Alors parfois, au gré des circonvolutions des méta thèmes fourmillant dans les esprits paradoxaux humains, il arrive que se télescopent des actualités, qui, si elles ne sont guère brûlantes, n’en interrogent pas moins le monde quant à la nature des coïncidences troublantes dont je témoigne ici :
Voilà-t-y pas que je vous brossait l’ouvrage “Pensez comme un grand maître” d’Alexander Kotov pas plus tard que la dernière semaine et qu’un article sur cet ouvrage paraît sur le site d’Europe Echecs. Bon, le contenu est accessible uniquement aux abonnés… on ne gagne pas à tous les coups…
Néanmoins, cela m’a incité à le relire pour me rafraîchir sinon les idées, du moins mes maigres cartouches sur le sujet.
Même quand le temps limité n’existait pas aux échecs, il arrivait assez régulièrement qu’un joueur, pourtant remarquable, jouait un coup archi perdant après une longue réflexion.
Et quand, dans l’analyse post mortem de la partie, on en demandait les raisons, il en ressortait une sorte d’aveuglement dû à l’impossibilité rationnelle de mener une réflexion à son terme à cause de la complexité de la position et des possibilités très importantes de mouvements.
A partir d’un certain niveau, les joueurs tissent un plan général, une stratégie globale, en prenant un thème particulier propre à la partie : attaque d’un roque affaibli, pions isolés, chaîne de pions fragile et ainsi de suite. Donc, pour faire simple, le plan consiste souvent à trouver une suite de coups menant à la réalisation de ce plan, avec plus ou moins de bonheur.
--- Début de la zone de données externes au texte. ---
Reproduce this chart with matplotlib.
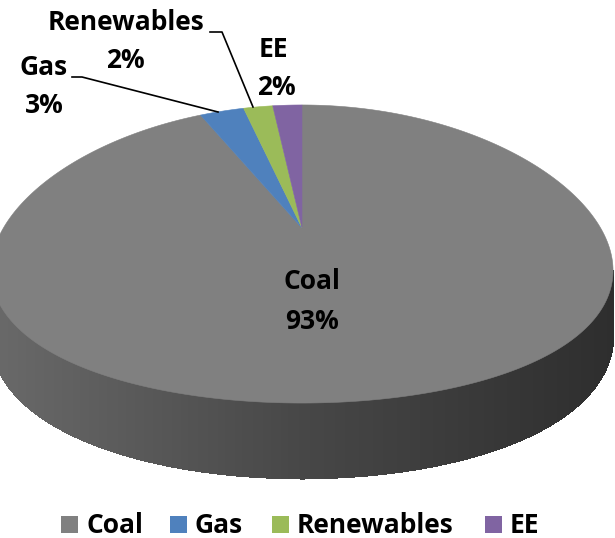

Entre parenthèses, ça change un peu de certains youtubeurs ne jurant que par la tactique et les coups douteux pour faire sauter une position et surtout la réflexion de l’adversaire, stressé par le temps lors de ces parties éclairs ou tout le monde à sa chance sur tout le monde.
Mais là, pas de stress dû au manque de temps. Juste qu’à un moment, les calculs deviennent si compliqués, les suites de coups s’enfoncent si loin que tout devient nébuleux et obscurcit l’esprit d’analyse. Cela aboutit à un rejet de cette réflexion, à une espèce de fatigue nerveuse qui ne peut plus calculer rien d’autre et se conclut par un coup qui semble a priori plausible mais sans les gardes fous naturels que s’imposent les bons joueurs. Et paf, la gaffe.
Ce phénomène est connu depuis longtemps et la pendule est arrivée car, quand même, certains jouaient si lentement qu’il n’était pas rare que les organisateurs prévoient des sorties culturelles durant les parties, puisque, de toutes façons les joueurs ne pouvaient pas perdre au temps.
La plupart des joueurs prédisaient, au début de l’instauration d’un temps limité, que les erreurs seraient plus nombreuses et la qualité des parties moindre.
Or, la pratique montre le contraire. Les joueurs se sont adaptés et ont modifié leur méthode de réflexion. L’un des principes fondamentaux, c’est de suivre en premier son plan de jeu et donc d’avoir en tête un coup à jouer qui est dans l’esprit de ce plan ou simplement pour parer une menace. C’est le coup en réserve. Et puis, si un certain nombre de conditions sont présentes dont par exemple, l’intuition du joueur, alors on peut se permettre de pousser son analyse. Et si on y arrive pas, pas de soucis, il y a le coup de réserve.
On peut transposer dans nos jeux de société, je pense. Alors, quand on rencontre un joueur qui prend beaucoup de temps et qui finalement joue n’importe quoi, outre la déception générale, ce serait sympa de lui toucher un mot de cette méthode car, je l’espère, chacun ici préférera nettement avoir un peu de compétition que de s’enorgueillir de gagner à coup sur face à des joueurs qui ne demandent qu’à apprendre.
La mise en place d’un temps limité pour chacun, lors d’une partie, est alors non plus une menace ou une source de stress, surtout si on utilise un sablier, mais simplement une bonne pratique pour jouer à peu près à armes égales et dans le respect mutuel des temps d’attente de chacun.
Evidemment, une cadence d’un coup toutes les 3 secondes, c’est plus de la fabrication de cortisol, d’adrénaline, d’ocytocine et de vasopressine que de dopamine…
Choisir les termes paralysie analytique plutôt que paralysie d’analyse est sans doute une question de goût, de sensibilité de chacun. Oui, en comparant avec la paralysie musculaire plutôt que du muscle, on aboutit à une homogénéité qui a ses qualités.
Mais je ne cache pas que le seul terme analytique me renverra toujours l’image de ces charlatans qui, depuis la fin du 19ème siècle, ont soutiré des sommes considérables à des gens trop crédules qui pensaient de bonne foi que leurs problèmes existentiels pouvaient se résoudre sur un canapé.